Murambi Hill lijkt een idyllische plek. Op de top van een heuvel, slechts bereikbaar via een slecht aangegeven stofweg. Aan alle kanten glooien de groene hellingen richting de vallei om vandaar weer net zo groen te stijgen naar de volgende heuvel. Een prachtig uitzicht, hier en daar een huisje, wat landbouw, wat koeien, meer gebeurt er niet. Op de top van de heuvel staat een verzameling gebouwen die al van verre herkenbaar zijn als schoolgebouwen, zoals er zoveel te vinden zijn in deze regio. Met één verschil. Hier is nooit lesgegeven.

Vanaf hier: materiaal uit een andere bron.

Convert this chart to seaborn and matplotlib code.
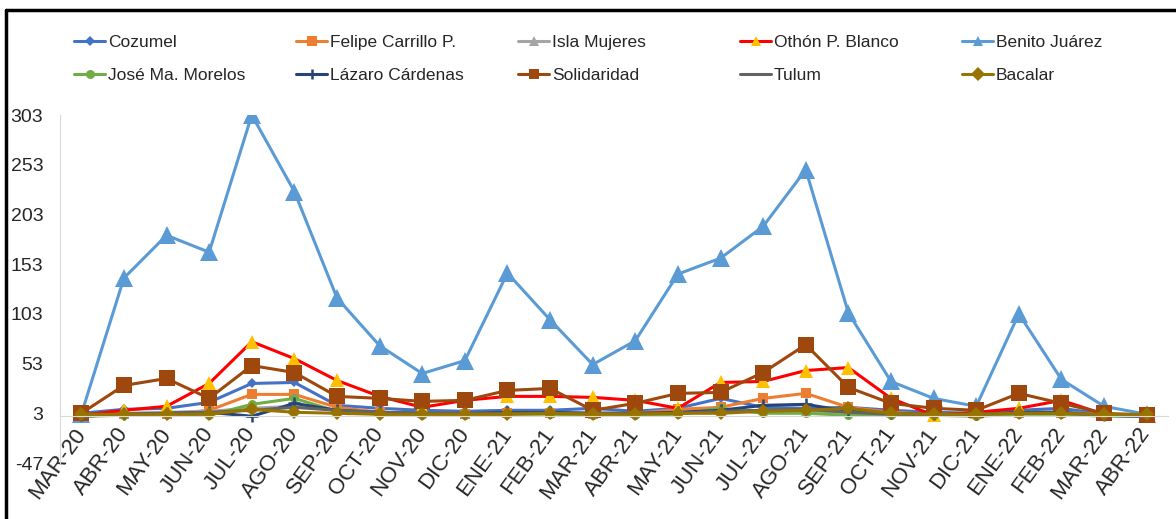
import matplotlib
matplotlib.use("Agg")
import matplotlib.pyplot as plt
from matplotlib import font_manager
from matplotlib.lines import Line2D
import seaborn as sns
import numpy as np

# monthly values per municipality, MAR-20 .. ABR-22
months = ["MAR-20", "ABR-20", "MAY-20", "JUN-20", "JUL-20", "AGO-20", "SEP-20", "OCT-20",
          "NOV-20", "DIC-20", "ENE-21", "FEB-21", "MAR-21", "ABR-21", "MAY-21", "JUN-21",
          "JUL-21", "AGO-21", "SEP-21", "OCT-21", "NOV-21", "DIC-21", "ENE-22", "FEB-22",
          "MAR-22", "ABR-22"]

cozumel = [3, 7, 8, 14, 33, 34, 11, 8, 6, 5, 6, 6, 8, 5, 8, 18, 9, 8, 9, 6, 4, 3, 6, 8, 2, 1]
felipe = [0, 2, 2, 6, 22, 22, 9, 4, 3, 2, 3, 3, 2, 3, 7, 9, 18, 23, 9, 4, 2, 2, 3, 3, 1, 0]
isla = [1, 3, 4, 5, 8, 10, 6, 4, 3, 3, 4, 4, 3, 3, 4, 5, 6, 5, 4, 3, 2, 2, 4, 4, 2, 1]
othon = [1, 6, 10, 33, 75, 58, 36, 20, 9, 16, 20, 20, 19, 16, 8, 34, 35, 46, 49, 18, 1, 4, 8, 16, 2, 1]
benito = [2, 139, 182, 165, 303, 226, 119, 71, 43, 56, 144, 97, 52, 76, 143, 159, 191, 248, 104, 35, 18, 10, 103, 37, 10, 2]
jose = [0, 1, 2, 1, 12, 18, 5, 2, 1, 1, 2, 2, 1, 1, 2, 8, 3, 3, 1, 1, 1, 0, 2, 2, 0, 0]
lazaro = [1, 2, 3, 4, 0, 13, 6, 4, 3, 3, 4, 4, 3, 3, 4, 6, 11, 12, 5, 3, 2, 2, 4, 4, 1, 0]
solidaridad = [3, 31, 38, 18, 51, 44, 20, 18, 15, 16, 26, 28, 6, 13, 23, 24, 44, 72, 29, 13, 8, 6, 23, 13, 3, 1]
tulum = [0, 2, 3, 4, 6, 9, 6, 4, 3, 3, 3, 3, 3, 3, 3, 5, 6, 7, 4, 2, 2, 2, 3, 3, 1, 0]
bacalar = [2, 2, 2, 2, 7, 4, 3, 2, 2, 2, 2, 3, 2, 2, 3, 3, 5, 6, 8, 3, 2, 2, 3, 3, 2, 2]

y_ticks = [-47, 3, 53, 103, 153, 203, 253, 303]

series = [
    ("Cozumel", cozumel, dict(color="#4472C4", marker="D", markersize=5)),
    ("Felipe Carrillo P.", felipe, dict(color="#ED7D31", marker="s", markersize=6.5)),
    ("Isla Mujeres", isla, dict(color="#A5A5A5", marker="^", markersize=6.5)),
    ("Othón P. Blanco", othon, dict(color="#FF0000", marker="^", markersize=10,
                                     markerfacecolor="#FFC000", markeredgecolor="#FFC000")),
    ("Benito Juárez", benito, dict(color="#5B9BD5", marker="^", markersize=13)),
    ("José Ma. Morelos", jose, dict(color="#70AD47", marker="o", markersize=6.5)),
    ("Lázaro Cárdenas", lazaro, dict(color="#264478", marker="+", markersize=9, markeredgewidth=1.8)),
    ("Solidaridad", solidaridad, dict(color="#9E480E", marker="s", markersize=11)),
    ("Tulum", tulum, dict(color="#636363", marker=None)),
    ("Bacalar", bacalar, dict(color="#997300", marker="D", markersize=7)),
]

sns.set_style("white")
names = {f.name for f in font_manager.fontManager.ttflist}
base_font = "Liberation Sans Narrow" if "Liberation Sans Narrow" in names else "Liberation Sans"
plt.rcParams["font.family"] = [base_font, "DejaVu Sans"]

fig = plt.figure(figsize=(11.76, 5.19), dpi=100)
ax = fig.add_axes([60 / 1176, 1 - 463 / 519, 1108 / 1176, 348 / 519])

x = np.arange(len(months))
handles = {}
for name, vals, style in series:
    style = dict(style)
    style.setdefault("markeredgecolor", style["color"])
    style.setdefault("markeredgewidth", 0)
    sns.lineplot(x=x, y=vals, ax=ax, linewidth=2.2, legend=False, **style)
    handles[name] = ax.lines[-1]

# category axis crosses at 0, like the original
ax.spines["bottom"].set_position(("data", 0))
for side in ["top", "right"]:
    ax.spines[side].set_visible(False)
ax.spines["bottom"].set_color("#D9D9D9")
ax.spines["left"].set_color("#D9D9D9")
ax.grid(False)

ax.set_xlim(-0.5, len(months) - 0.5)
ax.set_ylim(-47, 303)
ax.set_yticks(y_ticks)
ax.set_yticklabels([str(t) for t in y_ticks])
ax.set_xticks(x)
ax.set_xticklabels(months, rotation=54, ha="right", va="center", rotation_mode="anchor")
ax.set_xticks(np.arange(-0.5, len(months)), minor=True)
ax.tick_params(axis="x", which="major", length=0, pad=10, labelsize=16)
ax.tick_params(axis="x", which="minor", length=5, color="#D9D9D9", direction="out")
ax.tick_params(axis="y", length=0, pad=12, labelsize=14)

# legend laid out like the original: 2 rows, 5 evenly spaced columns
order = [["Cozumel", "José Ma. Morelos"], ["Felipe Carrillo P.", "Lázaro Cárdenas"],
         ["Isla Mujeres", "Solidaridad"], ["Othón P. Blanco", "Tulum"],
         ["Benito Juárez", "Bacalar"]]
col_x = [74, 296, 518, 740, 962]
for cx, pair in zip(col_x, order):
    hs = []
    for n in pair:
        h = handles[n]
        hs.append(Line2D([], [], color=h.get_color(), linewidth=2.2, marker=h.get_marker(),
                         markersize=min(h.get_markersize(), 7),
                         markerfacecolor=h.get_markerfacecolor(),
                         markeredgecolor=h.get_markeredgecolor(),
                         markeredgewidth=h.get_markeredgewidth()))
    fig.legend(hs, pair, loc="upper left", bbox_to_anchor=(cx / 1176, 1 - 35 / 519),
               frameon=False, fontsize=12.5, handlelength=1.8, handletextpad=0.15,
               labelspacing=1.0, borderaxespad=0, borderpad=0)

# chart border (top and left visible in the crop)
fig.add_artist(Line2D([6 / 1176, 1], [1 - 10 / 519, 1 - 10 / 519], color="black",
                      linewidth=2.5, transform=fig.transFigure))
fig.add_artist(Line2D([6 / 1176, 6 / 1176], [0, 1 - 10 / 519], color="black",
                      linewidth=2.5, transform=fig.transFigure))

fig.savefig("out.png", dpi=100)
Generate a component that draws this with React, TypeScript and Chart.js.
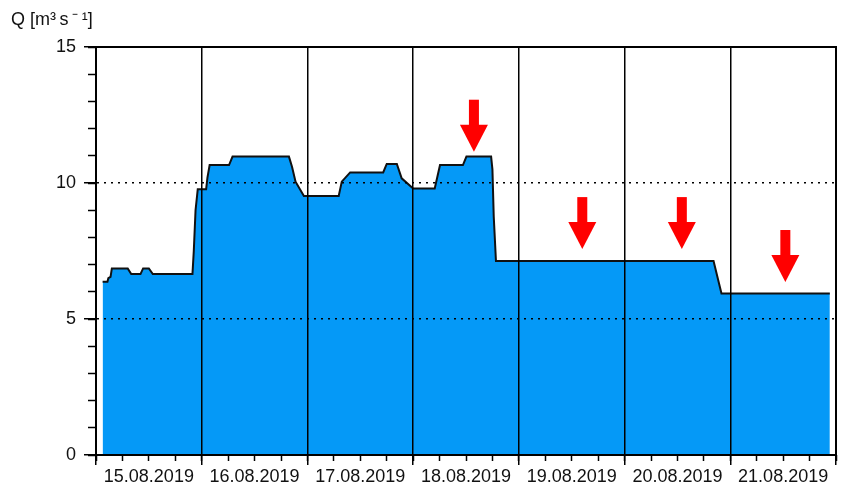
import React, { useEffect, useRef } from 'react';
import { Chart, registerables } from 'chart.js';

Chart.register(...registerables);

// hours since 15.08.2019 00:00
const hours = [1.5, 2.6, 2.8, 3.3, 3.6, 7.2, 8.0, 10.1, 10.7, 12.0, 12.9, 21.9, 22.2, 22.6, 23.1, 25.0, 25.3, 25.8, 30.2, 31.0, 43.8, 44.5, 45.3, 47.2, 55.1, 55.8, 57.7, 65.2, 66.0, 68.3, 69.4, 72.0, 76.9, 78.1, 83.3, 84.1, 89.7, 90.0, 90.3, 90.8, 140.2, 142.0, 166.6];
const discharge = [6.37, 6.37, 6.5, 6.55, 6.86, 6.86, 6.65, 6.65, 6.86, 6.86, 6.65, 6.65, 7.5, 9.0, 9.77, 9.77, 10.2, 10.66, 10.66, 10.97, 10.97, 10.6, 10.05, 9.52, 9.52, 10.05, 10.39, 10.39, 10.7, 10.7, 10.17, 9.8, 9.8, 10.66, 10.66, 10.97, 10.97, 10.5, 8.76, 7.13, 7.13, 5.94, 5.94];
const dayLabels = ['15.08.2019', '16.08.2019', '17.08.2019', '18.08.2019', '19.08.2019', '20.08.2019', '21.08.2019'];
const yTickValues = [0, 5, 10, 15];
const arrowHours = [85.8, 110.4, 133.0, 156.5];
const arrowTips = [11.15, 7.57, 7.57, 6.36];

const FONT = 'Liberation Sans, Arial, sans-serif';

const arrowPlugin = {
  id: 'arrows',
  afterDatasetsDraw(chart: any) {
    const { ctx, scales } = chart;
    const xs = scales.x;
    const ys = scales.y;
    ctx.save();
    ctx.fillStyle = '#ff0000';
    arrowHours.forEach((h, i) => {
      const x = xs.getPixelForValue(h);
      const tip = ys.getPixelForValue(arrowTips[i]);
      ctx.fillRect(x - 5, tip - 52, 10, 26);
      ctx.beginPath();
      ctx.moveTo(x - 14, tip - 27);
      ctx.lineTo(x + 14, tip - 27);
      ctx.lineTo(x, tip);
      ctx.closePath();
      ctx.fill();
    });
    ctx.restore();
  },
};

export default function App() {
  const ref = useRef<HTMLCanvasElement | null>(null);

  useEffect(() => {
    if (!ref.current) return;
    const points = hours.map((h, i) => ({ x: h, y: discharge[i] }));
    const chart = new Chart(ref.current, {
      type: 'line',
      data: {
        datasets: [
          {
            data: points,
            xAxisID: 'x',
            yAxisID: 'y',
            fill: 'origin',
            backgroundColor: '#0599F7',
            borderColor: '#111',
            borderWidth: 2,
            pointRadius: 0,
            tension: 0,
          },
        ],
      },
      options: {
        animation: false,
        responsive: false,
        devicePixelRatio: 1,
        layout: { padding: { left: 11, right: 1, top: 0, bottom: 0 } },
        plugins: {
          legend: { display: false },
          tooltip: { enabled: false },
          title: {
            display: true,
            text: 'Q [m³\u2009s\u2009⁻\u2009¹]',
            align: 'start',
            color: '#111',
            font: { family: FONT, size: 18, weight: 'normal', lineHeight: 1 },
            padding: { top: 11, bottom: 18 },
          },
        },
        scales: {
          x: {
            type: 'linear',
            position: 'bottom',
            min: 0,
            max: 168,
            weight: 0,
            afterFit: (s: any) => { s.height = 0; },
            ticks: { stepSize: 24, display: false },
            grid: { color: '#000', lineWidth: 1.5, tickLength: 10, tickColor: '#000', tickWidth: 1.5, z: 1 },
            border: { display: true, color: '#000', width: 2, z: 1 },
          },
          xMinor: {
            type: 'linear',
            position: 'bottom',
            min: 0,
            max: 168,
            weight: 1,
            afterFit: (s: any) => { s.height = 30; },
            ticks: {
              stepSize: 6,
              autoSkip: false,
              maxRotation: 0,
              padding: 5,
              color: '#111',
              font: { family: FONT, size: 18 },
              callback: (v: any) => (v % 24 === 12 ? dayLabels[(v - 12) / 24] : ''),
            },
            grid: { drawOnChartArea: false, tickLength: 6, tickColor: '#000', tickWidth: 1.5 },
            border: { display: false },
          },
          xTop: {
            type: 'linear',
            position: 'top',
            min: 0,
            max: 168,
            afterFit: (s: any) => { s.height = 0; },
            ticks: { display: false },
            grid: { display: false },
            border: { display: true, color: '#000', width: 2, z: 1 },
          },
          y: {
            type: 'linear',
            position: 'left',
            min: 0,
            max: 15,
            weight: 1,
            afterFit: (s: any) => { s.width = 85; },
            afterBuildTicks: (s: any) => { s.ticks = yTickValues.map((v) => ({ value: v })); },
            ticks: { padding: 8, color: '#111', font: { family: FONT, size: 18 } },
            grid: {
              color: (c: any) => (c.tick && (c.tick.value === 5 || c.tick.value === 10) ? '#000' : 'rgba(0,0,0,0)'),
              lineWidth: 1.5,
              tickLength: 12,
              tickColor: '#000',
              tickWidth: 1.5,
              z: 1,
            },
            border: { display: true, color: '#000', width: 2, dash: [2, 5], z: 1 },
          },
          yMinor: {
            type: 'linear',
            position: 'left',
            min: 0,
            max: 15,
            weight: 0,
            afterFit: (s: any) => { s.width = 0; },
            ticks: { stepSize: 1, display: false },
            grid: { drawOnChartArea: false, tickLength: 8, tickColor: '#000', tickWidth: 1.5 },
            border: { display: false },
          },
          yRight: {
            type: 'linear',
            position: 'right',
            min: 0,
            max: 15,
            afterFit: (s: any) => { s.width = 0; },
            ticks: { display: false },
            grid: { display: false },
            border: { display: true, color: '#000', width: 2, z: 1 },
          },
        },
      },
      plugins: [arrowPlugin],
    } as any);
    return () => chart.destroy();
  }, []);

  return (
    <div style={{ position: 'fixed', left: 0, top: 0, width: 841, height: 485, background: '#fff' }}>
      <canvas ref={ref} width={841} height={485} style={{ display: 'block' }} />
    </div>
  );
}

Het complex was bij de bouw wel degelijk bedoeld om als school te dienen, een technische school voor de regio, maar het was nog niet klaar toen de genocide startte. De Tutsi’s uit de omgeving vluchtten eerst naar de kerk aan de voet van de heuvel, maar zij werden geadviseerd, ogenschijnlijk voor hun veiligheid, naar de technische school te gaan. De volgende dagen volgden 50 tot 60.000 mannen, vrouwen en kinderen dat advies op. Toen ze een paar dagen op Murambi Hill waren, werd de toevoer van voedsel en water gestaakt. De eerste aanval van gewapende milities werd met veel lef en stenen afgeslagen, maar de dag erna, op 21 april 1994, volgde een aanval van diezelfde milities, gesteund door het leger, gewapend met geweren, granaten, machetes en knuppels, die door de verzwakte Tutsi’s niet meer afgeslagen kon worden. Slechts een enkeling overleefde de slachting.

Tegenwoordig is de plek één van de heftigste Genocide Memorials in Rwanda. Niet vanwege de expositie in het hoofdgebouw, die vergelijkbaar is met het Genocide Memorial in Kigali maar iets minder uitgebreid. Na de slachting zijn met bulldozers massagraven gegraven waar de slachtoffers in gedumpt zijn. Door de hitte die bij het vergaan van de lichamen ontstond, zijn een aantal van de lichamen min of meer gemummificeerd. Bij het ruimen van deze massagraven zijn deze “mummies” verder geprepareerd met kalk, waardoor ze bewaard zijn gebleven, als witte geesten van wat ze ooit waren. Ruim 800 van deze lichamen liggen op houten rekken in de klaslokalen en slaapzalen achter het hoofdgebouw. Door het conserveringsproces zijn ze letterlijk bewaard gebleven zoals ze in hun laatste moment waren. De angst nog op hun gezicht, een man die zijn hoofd met zijn handen probeert te beschermen, een moeder met haar baby in haar armen, soms hebben ze hun haar nog, soms alleen een gapend gat in hun schedel. Eén gruwelijke aanklacht tegen wat hen is overkomen.